You can access GreptimeDB using mysql
client. Just run mysql -h 127.0.0.1 -P 4002
to connect to the database and use SQL query like SHOW TABLES
as a
start.
$ mysql -h 127.0.0.1 -P 4002
mysql: Deprecated program name. It will be removed in a future release, use '/usr/bin/mariadb' instead
WARNING: option --ssl-verify-server-cert is disabled, because of an insecure passwordless login.
Welcome to the MariaDB monitor. Commands end with ; or \g.
Your MySQL connection id is 8
Server version: 8.4.2 Greptime
Copyright (c) 2000, 2018, Oracle, MariaDB Corporation Ab and others.
Type 'help;' or '\h' for help. Type '\c' to clear the current input statement.

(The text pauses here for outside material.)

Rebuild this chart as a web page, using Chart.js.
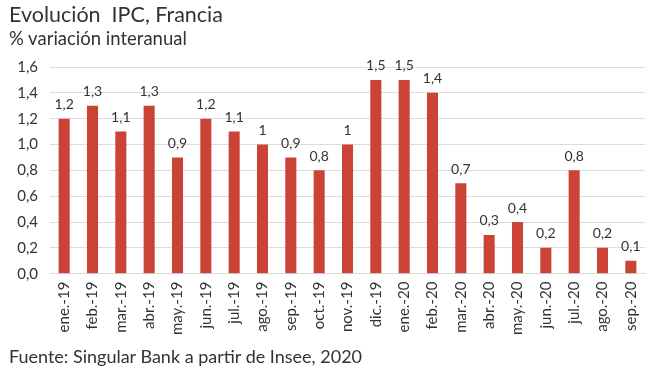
<!DOCTYPE html>
<html>
<head>
<meta charset="utf-8">
<script src="https://cdn.jsdelivr.net/npm/chart.js@4.4.1/dist/chart.umd.min.js"></script>
<style>
  html, body { margin: 0; padding: 0; background: #fff; }
  #wrap { position: relative; width: 650px; height: 381px; overflow: hidden; font-family: Lato, "Open Sans", sans-serif; color: #333; }
  #title { position: absolute; left: 9px; top: 1px; font-size: 21.5px; color: #333; }
  #subtitle { position: absolute; left: 9px; top: 27px; font-size: 18.5px; color: #333; }
  #footer { position: absolute; left: 9px; top: 345px; font-size: 18px; color: #333; }
  #cw { position: absolute; left: 0; top: 0; width: 650px; height: 381px; }
</style>
</head>
<body>
<div id="wrap">
  <div id="cw"><canvas id="c" width="650" height="381"></canvas></div>
  <div id="title">Evolución&nbsp; IPC, Francia</div>
  <div id="subtitle">% variación interanual</div>
  <div id="footer">Fuente: Singular Bank a partir de Insee, 2020</div>
</div>
<script>
const categories = ["ene.-19","feb.-19","mar.-19","abr.-19","may.-19","jun.-19","jul.-19","ago.-19","sep.-19","oct.-19","nov.-19","dic.-19","ene.-20","feb.-20","mar.-20","abr.-20","may.-20","jun.-20","jul.-20","ago.-20","sep.-20"];
const ipcValues = [1.2,1.3,1.1,1.3,0.9,1.2,1.1,1.0,0.9,0.8,1.0,1.5,1.5,1.4,0.7,0.3,0.4,0.2,0.8,0.2,0.1];
const yTicks = [0,0.2,0.4,0.6,0.8,1.0,1.2,1.4,1.6];

const fmtLabel = v => String(v).replace('.', ',');

const valueLabels = {
  id: 'valueLabels',
  afterDatasetsDraw(chart) {
    const ctx = chart.ctx;
    const meta = chart.getDatasetMeta(0);
    ctx.save();
    ctx.font = '14px Lato, "Open Sans", sans-serif';
    ctx.fillStyle = '#333';
    ctx.textAlign = 'center';
    ctx.textBaseline = 'bottom';
    meta.data.forEach((bar, i) => {
      ctx.fillText(fmtLabel(ipcValues[i]), bar.x, bar.y - 7);
    });
    ctx.restore();
  }
};

new Chart(document.getElementById('c'), {
  type: 'bar',
  data: {
    labels: categories,
    datasets: [{
      data: ipcValues,
      backgroundColor: '#CB4337',
      barPercentage: 0.39,
      categoryPercentage: 1.0
    }]
  },
  options: {
    responsive: false,
    animation: false,
    layout: { padding: { left: 10, right: 5, top: 67, bottom: 38 } },
    plugins: { legend: { display: false }, tooltip: { enabled: false }, title: { display: false } },
    scales: {
      x: {
        afterFit(scale) { scale.paddingRight = 0; scale.paddingLeft = 0; },
        grid: { display: false, drawTicks: false },
        border: { display: true, color: '#d9d9d9' },
        ticks: {
          minRotation: 90, maxRotation: 90, padding: 8,
          color: '#333',
          font: { family: 'Lato, "Open Sans", sans-serif', size: 15 }
        }
      },
      y: {
        min: 0, max: 1.6,
        afterBuildTicks(scale) { scale.ticks = yTicks.map(v => ({ value: v })); },
        afterFit(scale) { scale.width = 40; },
        grid: { color: '#dcdcdc', drawTicks: false },
        border: { display: false },
        ticks: {
          padding: 12, color: '#333',
          font: { family: 'Lato, "Open Sans", sans-serif', size: 15 },
          callback: v => v.toFixed(1).replace('.', ',')
        }
      }
    }
  },
  plugins: [valueLabels]
});
</script>
</body>
</html>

MySQL [(none)]> show tables;
+-----------+
| Tables |
+-----------+
| demo_logs |
| numbers |
+-----------+
2 rows in set (0.009 sec)
MySQL [(none)]> select * from demo_logs order by timestamp desc limit 10;
+------------------------+----------------------------+
| message | timestamp |
+------------------------+----------------------------+
| this is a test message | 2024-08-20 08:46:50.700000 |
| this is a test message | 2024-08-20 08:46:47.696000 |
| this is a test message | 2024-08-20 08:46:44.693000 |
| this is a test message | 2024-08-20 08:46:41.689000 |
| this is a test message | 2024-08-20 08:46:38.685000 |
| this is a test message | 2024-08-20 08:46:35.682000 |
| this is a test message | 2024-08-20 08:46:32.679000 |
| this is a test message | 2024-08-20 08:46:29.675000 |
| this is a test message | 2024-08-20 08:46:26.671000 |
| this is a test message | 2024-08-20 08:46:23.668000 |
+------------------------+----------------------------+
10 rows in set (0.005 sec)
MySQL [(none)]> Bye
You can also open your browser at http://localhost:4000/dashboard for the Web UI.

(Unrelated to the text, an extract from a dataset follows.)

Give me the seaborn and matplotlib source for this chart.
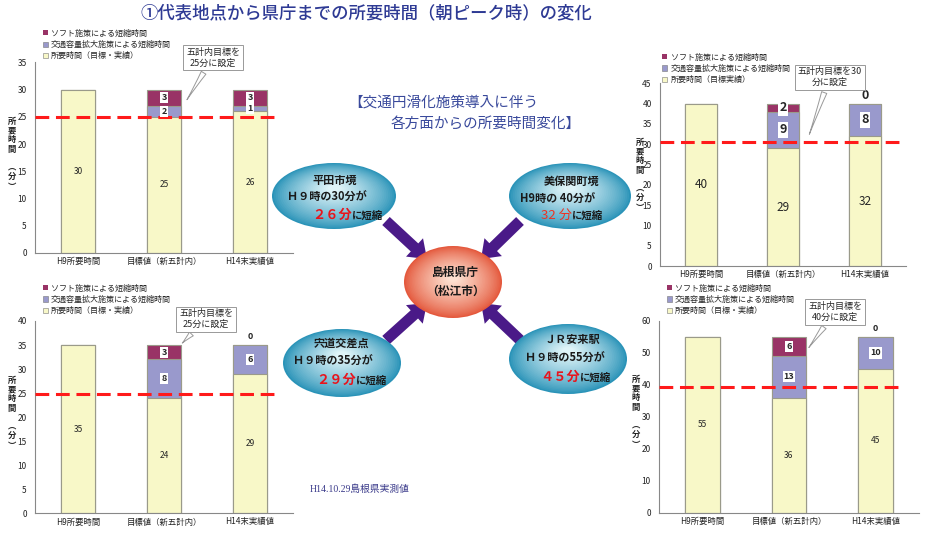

The topology is illustrated in this diagram. One-shot containers are ignored.
flowchart LR
greptimedb[(GreptimeDB)]
message_producer --> kafka
kafka --> vector
vector --> greptimedb
All the generated logs are stored in GreptimeDB using a pipeline definition at pipeline.yaml. Basically, it extracts timestamp and message fields from the data Vector sents to GreptimeDB and stores them as table columns.

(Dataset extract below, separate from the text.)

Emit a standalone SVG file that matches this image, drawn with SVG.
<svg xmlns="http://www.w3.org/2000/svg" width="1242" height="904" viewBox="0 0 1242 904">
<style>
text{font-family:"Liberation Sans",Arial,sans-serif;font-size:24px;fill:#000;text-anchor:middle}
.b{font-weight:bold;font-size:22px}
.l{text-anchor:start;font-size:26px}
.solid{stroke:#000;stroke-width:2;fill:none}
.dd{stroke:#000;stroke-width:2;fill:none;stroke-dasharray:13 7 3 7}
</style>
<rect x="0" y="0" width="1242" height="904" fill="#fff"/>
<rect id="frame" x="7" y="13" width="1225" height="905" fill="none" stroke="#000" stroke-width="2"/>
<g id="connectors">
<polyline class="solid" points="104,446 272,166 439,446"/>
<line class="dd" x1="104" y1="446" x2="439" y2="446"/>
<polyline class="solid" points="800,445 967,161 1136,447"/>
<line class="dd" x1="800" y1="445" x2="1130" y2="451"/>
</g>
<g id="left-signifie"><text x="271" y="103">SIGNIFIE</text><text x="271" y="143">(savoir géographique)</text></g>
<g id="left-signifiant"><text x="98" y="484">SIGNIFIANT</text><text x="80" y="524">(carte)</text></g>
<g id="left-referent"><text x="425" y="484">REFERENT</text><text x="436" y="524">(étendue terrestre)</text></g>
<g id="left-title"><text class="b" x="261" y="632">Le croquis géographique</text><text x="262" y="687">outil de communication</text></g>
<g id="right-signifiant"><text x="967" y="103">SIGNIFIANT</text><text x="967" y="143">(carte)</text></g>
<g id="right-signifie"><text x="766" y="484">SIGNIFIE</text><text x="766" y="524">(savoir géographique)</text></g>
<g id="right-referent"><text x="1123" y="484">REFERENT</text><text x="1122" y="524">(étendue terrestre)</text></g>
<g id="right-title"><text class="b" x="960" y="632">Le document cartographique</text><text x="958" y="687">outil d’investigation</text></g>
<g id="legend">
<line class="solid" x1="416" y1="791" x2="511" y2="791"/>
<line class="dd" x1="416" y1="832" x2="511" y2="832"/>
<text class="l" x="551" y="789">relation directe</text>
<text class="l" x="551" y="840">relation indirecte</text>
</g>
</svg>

Once greptimedb starts, we use an init container init_pipeline
to send a http
post call to store the pipeline definition named as demo_pipeline
.
In the vector configuration, we specify the
pipeline name demo_pipeline
and table name demo_logs
(you can customize it).
To learn more about logs and pipeline definition, see our docs.
If you are going to restart this demo, press Ctrl-C
and remember to call
docker compose down
to clean up the data before you run docker compose up
again.